[Data start]
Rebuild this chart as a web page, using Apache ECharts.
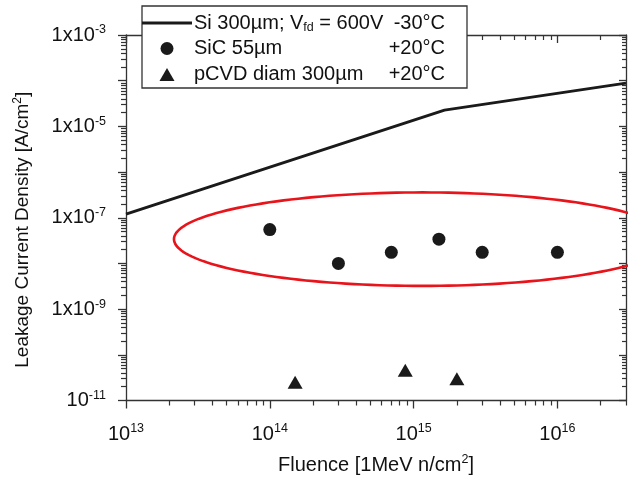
<!DOCTYPE html>
<html><head><meta charset="utf-8">
<script src="https://cdn.jsdelivr.net/npm/echarts@6/dist/echarts.min.js"></script>
<style>html,body{margin:0;padding:0;background:#fff}#c{width:628px;height:480px}</style>
</head><body><div id="c"></div>
<script>
// ---- data ----
const siFluence = [1e13, 1.64e15, 3e16];
const siCurrent = [1.2e-7, 2.27e-5, 8.85e-5];
const sicFluence = [1e14, 3e14, 7e14, 1.5e15, 3e15, 1e16];
const sicCurrent = [5.5e-8, 1.0e-8, 1.75e-8, 3.4e-8, 1.75e-8, 1.75e-8];
const diamFluence = [1.5e14, 8.75e14, 2e15];
const diamCurrent = [2.5e-11, 4.6e-11, 3.0e-11];
const seriesNames = ['Si 300µm; Vfd = 600V -30°C', 'SiC 55µm +20°C', 'pCVD diam 300µm +20°C'];
const xMajorTicks = [1e13, 1e14, 1e15, 1e16];
const xTickLabels = ['10{s|13}', '10{s|14}', '10{s|15}', '10{s|16}'];
const yMajorTicks = [1e-11, 1e-10, 1e-9, 1e-8, 1e-7, 1e-6, 1e-5, 1e-4, 1e-3];
const yLabelTicks = [1e-11, 1e-9, 1e-7, 1e-5, 1e-3];
const yTickLabels = ['10{s|-11}', '1x10{s|-9}', '1x10{s|-7}', '1x10{s|-5}', '1x10{s|-3}'];
const minorMultipliers = [2, 3, 4, 5, 6, 7, 8, 9];
// annotation ellipse (centre in data units, half-axes in decades)
const ellipseCenter = [1.155e15, 3.4e-8];
const ellipseHalfDecades = [1.729, 1.023];

const FONT = "'Liberation Sans', Arial, sans-serif";
const AX = '#333';
const FS = 20;

function minorValues(fromExp, toExp, maxVal) {
  const out = [];
  for (let e = fromExp; e < toExp; e++) {
    minorMultipliers.forEach(m => { const v = Number(m + 'e' + e); if (v <= maxVal) out.push(v); });
  }
  return out;
}
const xMinor = minorValues(13, 17, 3e16);
const yMinor = minorValues(-11, -3, 1e-3);

function labelFor(v, ticks, labels) {
  const e = Math.round(Math.log10(v));
  for (let i = 0; i < ticks.length; i++) if (Math.round(Math.log10(ticks[i])) === e) return labels[i];
  return '';
}

const supRich = { s: { fontSize: 12.5, fontFamily: FONT, color: '#111', verticalAlign: 'top', lineHeight: 12 } };

const baseX = { type: 'log', logBase: 10, min: 1e13, max: 3e16, gridIndex: 0, splitLine: { show: false } };
const baseY = { type: 'log', logBase: 10, min: 1e-11, max: 1e-3, gridIndex: 0, splitLine: { show: false } };

const chart = echarts.init(document.getElementById('c'), null, { renderer: 'canvas' });
chart.setOption({
  animation: false,
  backgroundColor: '#fff',
  grid: { left: 126, right: 2, top: 35, bottom: 74, containLabel: false },
  xAxis: [
    Object.assign({}, baseX, {
      position: 'bottom',
      axisLine: { show: true, lineStyle: { color: AX, width: 1.3 } },
      axisTick: { show: true, inside: false, length: 8, customValues: xMajorTicks, lineStyle: { color: AX, width: 1.3 } },
      axisLabel: { show: true, customValues: xMajorTicks, margin: 22, fontSize: FS, lineHeight: 23, fontFamily: FONT, color: '#111',
        formatter: v => labelFor(v, xMajorTicks, xTickLabels), rich: supRich },
      name: '{n|Fluence [1MeV n/cm}{s|2}{n|]}', nameLocation: 'middle', nameGap: 53,
      nameTextStyle: { rich: { n: { fontSize: FS, fontFamily: FONT, color: '#111', lineHeight: 23 }, s: supRich.s } }
    }),
    Object.assign({}, baseX, {
      position: 'top',
      axisLine: { show: true, lineStyle: { color: AX, width: 1.3 } },
      axisTick: { show: true, inside: true, length: 8, customValues: xMajorTicks, lineStyle: { color: AX, width: 1.3 } },
      axisLabel: { show: false }
    }),
    Object.assign({}, baseX, {
      position: 'bottom',
      axisLine: { show: false },
      axisTick: { show: true, inside: false, length: 5, customValues: xMinor, lineStyle: { color: AX, width: 1.2 } },
      axisLabel: { show: false }
    }),
    Object.assign({}, baseX, {
      position: 'top',
      axisLine: { show: false },
      axisTick: { show: true, inside: true, length: 5, customValues: xMinor, lineStyle: { color: AX, width: 1.2 } },
      axisLabel: { show: false }
    })
  ],
  yAxis: [
    Object.assign({}, baseY, {
      position: 'left',
      axisLine: { show: true, lineStyle: { color: AX, width: 1.3 } },
      axisTick: { show: true, inside: false, length: 8, customValues: yMajorTicks, lineStyle: { color: AX, width: 1.3 } },
      axisLabel: { show: true, customValues: yLabelTicks, margin: 20, fontSize: FS, lineHeight: 23, fontFamily: FONT, color: '#111',
        formatter: v => labelFor(v, yLabelTicks, yTickLabels), rich: supRich },
      name: '{n|Leakage Current Density [A/cm}{s|2}{n|]}', nameLocation: 'middle', nameGap: 92,
      nameTextStyle: { padding: [0, 24, 0, 0], rich: { n: { fontSize: 19, fontFamily: FONT, color: '#111', lineHeight: 22 }, s: { fontSize: 12, fontFamily: FONT, color: '#111', verticalAlign: 'top', lineHeight: 12 } } }
    }),
    Object.assign({}, baseY, {
      position: 'right',
      axisLine: { show: true, lineStyle: { color: AX, width: 1.3 } },
      axisTick: { show: true, inside: true, length: 7, customValues: yMajorTicks, lineStyle: { color: AX, width: 1.3 } },
      axisLabel: { show: false }
    }),
    Object.assign({}, baseY, {
      position: 'left',
      axisLine: { show: false },
      axisTick: { show: true, inside: false, length: 5, customValues: yMinor, lineStyle: { color: AX, width: 1.2 } },
      axisLabel: { show: false }
    }),
    Object.assign({}, baseY, {
      position: 'right',
      axisLine: { show: false },
      axisTick: { show: true, inside: true, length: 4, customValues: yMinor, lineStyle: { color: AX, width: 1.2 } },
      axisLabel: { show: false }
    })
  ],
  series: [
    { name: seriesNames[0], type: 'line', xAxisIndex: 0, yAxisIndex: 0, symbol: 'none',
      lineStyle: { color: '#1a1a1a', width: 3 }, data: siFluence.map((x, i) => [x, siCurrent[i]]), z: 3 },
    { name: seriesNames[1], type: 'scatter', xAxisIndex: 0, yAxisIndex: 0, symbol: 'circle', symbolSize: 13,
      itemStyle: { color: '#1a1a1a', opacity: 1 }, data: sicFluence.map((x, i) => [x, sicCurrent[i]]), z: 4 },
    { name: seriesNames[2], type: 'scatter', xAxisIndex: 0, yAxisIndex: 0, symbol: 'triangle', symbolSize: [15, 13],
      itemStyle: { color: '#1a1a1a', opacity: 1 }, data: diamFluence.map((x, i) => [x, diamCurrent[i]]), z: 4 }
  ]
});

// ---- annotation ellipse, positioned through the axes ----
const cPx = chart.convertToPixel({ gridIndex: 0 }, ellipseCenter);
const ex = chart.convertToPixel({ gridIndex: 0 }, [ellipseCenter[0] * Math.pow(10, ellipseHalfDecades[0]), ellipseCenter[1]]);
const ey = chart.convertToPixel({ gridIndex: 0 }, [ellipseCenter[0], ellipseCenter[1] * Math.pow(10, ellipseHalfDecades[1])]);
const ra = Math.abs(ex[0] - cPx[0]), rb = Math.abs(ey[1] - cPx[1]);
const ellPts = [];
for (let i = 0; i <= 180; i++) { const t = i / 180 * Math.PI * 2; ellPts.push([cPx[0] + ra * Math.cos(t), cPx[1] + rb * Math.sin(t)]); }

const legendText = { fontSize: FS, fontFamily: FONT, fill: '#111' };
chart.setOption({
  graphic: [
    { type: 'polyline', shape: { points: ellPts }, style: { stroke: '#e8141b', lineWidth: 2.6, fill: null }, z: 50, silent: true },
    { type: 'rect', shape: { x: 142, y: 6, width: 325, height: 82 }, style: { fill: '#fff', stroke: '#333', lineWidth: 1.3 }, z: 100 },
    { type: 'line', shape: { x1: 142, y1: 23, x2: 192, y2: 23 }, style: { stroke: '#1a1a1a', lineWidth: 3 }, z: 101 },
    { type: 'circle', shape: { cx: 167, cy: 48.5, r: 6.5 }, style: { fill: '#1a1a1a' }, z: 101 },
    { type: 'polygon', shape: { points: [[159.5, 81], [167, 68], [174.5, 81]] }, style: { fill: '#1a1a1a' }, z: 101 },
    { type: 'text', x: 194, y: 23, z: 101, style: Object.assign({}, legendText, {
        text: '{a|Si 300µm; V}{b|fd}{a| = 600V}', verticalAlign: 'middle', align: 'left',
        rich: { a: { fontSize: FS, fontFamily: FONT, lineHeight: 23 }, b: { fontSize: 12.5, fontFamily: FONT, lineHeight: 12, verticalAlign: 'bottom' } } }) },
    { type: 'text', x: 445, y: 23, z: 101, style: Object.assign({}, legendText, { text: '-30°C', verticalAlign: 'middle', align: 'right' }) },
    { type: 'text', x: 194, y: 48.5, z: 101, style: Object.assign({}, legendText, { text: 'SiC 55µm', verticalAlign: 'middle', align: 'left' }) },
    { type: 'text', x: 445, y: 48.5, z: 101, style: Object.assign({}, legendText, { text: '+20°C', verticalAlign: 'middle', align: 'right' }) },
    { type: 'text', x: 194, y: 74, z: 101, style: Object.assign({}, legendText, { text: 'pCVD diam 300µm', verticalAlign: 'middle', align: 'left' }) },
    { type: 'text', x: 445, y: 74, z: 101, style: Object.assign({}, legendText, { text: '+20°C', verticalAlign: 'middle', align: 'right' }) }
  ]
});
</script>
</body></html>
[Data end]
■ **Written request**
Starting at the first line of the material, output exactly the lines up to and including the one with "const ellipseHalfDecades = [1.729, 1.023];". Do not include the pictures.

■ **Reply to the exercise**
Rebuild this chart as a web page, using Apache ECharts.
<!DOCTYPE html>
<html><head><meta charset="utf-8">
<script src="https://cdn.jsdelivr.net/npm/echarts@6/dist/echarts.min.js"></script>
<style>html,body{margin:0;padding:0;background:#fff}#c{width:628px;height:480px}</style>
</head><body><div id="c"></div>
<script>
// ---- data ----
const siFluence = [1e13, 1.64e15, 3e16];
const siCurrent = [1.2e-7, 2.27e-5, 8.85e-5];
const sicFluence = [1e14, 3e14, 7e14, 1.5e15, 3e15, 1e16];
const sicCurrent = [5.5e-8, 1.0e-8, 1.75e-8, 3.4e-8, 1.75e-8, 1.75e-8];
const diamFluence = [1.5e14, 8.75e14, 2e15];
const diamCurrent = [2.5e-11, 4.6e-11, 3.0e-11];
const seriesNames = ['Si 300µm; Vfd = 600V -30°C', 'SiC 55µm +20°C', 'pCVD diam 300µm +20°C'];
const xMajorTicks = [1e13, 1e14, 1e15, 1e16];
const xTickLabels = ['10{s|13}', '10{s|14}', '10{s|15}', '10{s|16}'];
const yMajorTicks = [1e-11, 1e-10, 1e-9, 1e-8, 1e-7, 1e-6, 1e-5, 1e-4, 1e-3];
const yLabelTicks = [1e-11, 1e-9, 1e-7, 1e-5, 1e-3];
const yTickLabels = ['10{s|-11}', '1x10{s|-9}', '1x10{s|-7}', '1x10{s|-5}', '1x10{s|-3}'];
const minorMultipliers = [2, 3, 4, 5, 6, 7, 8, 9];
// annotation ellipse (centre in data units, half-axes in decades)
const ellipseCenter = [1.155e15, 3.4e-8];
const ellipseHalfDecades = [1.729, 1.023];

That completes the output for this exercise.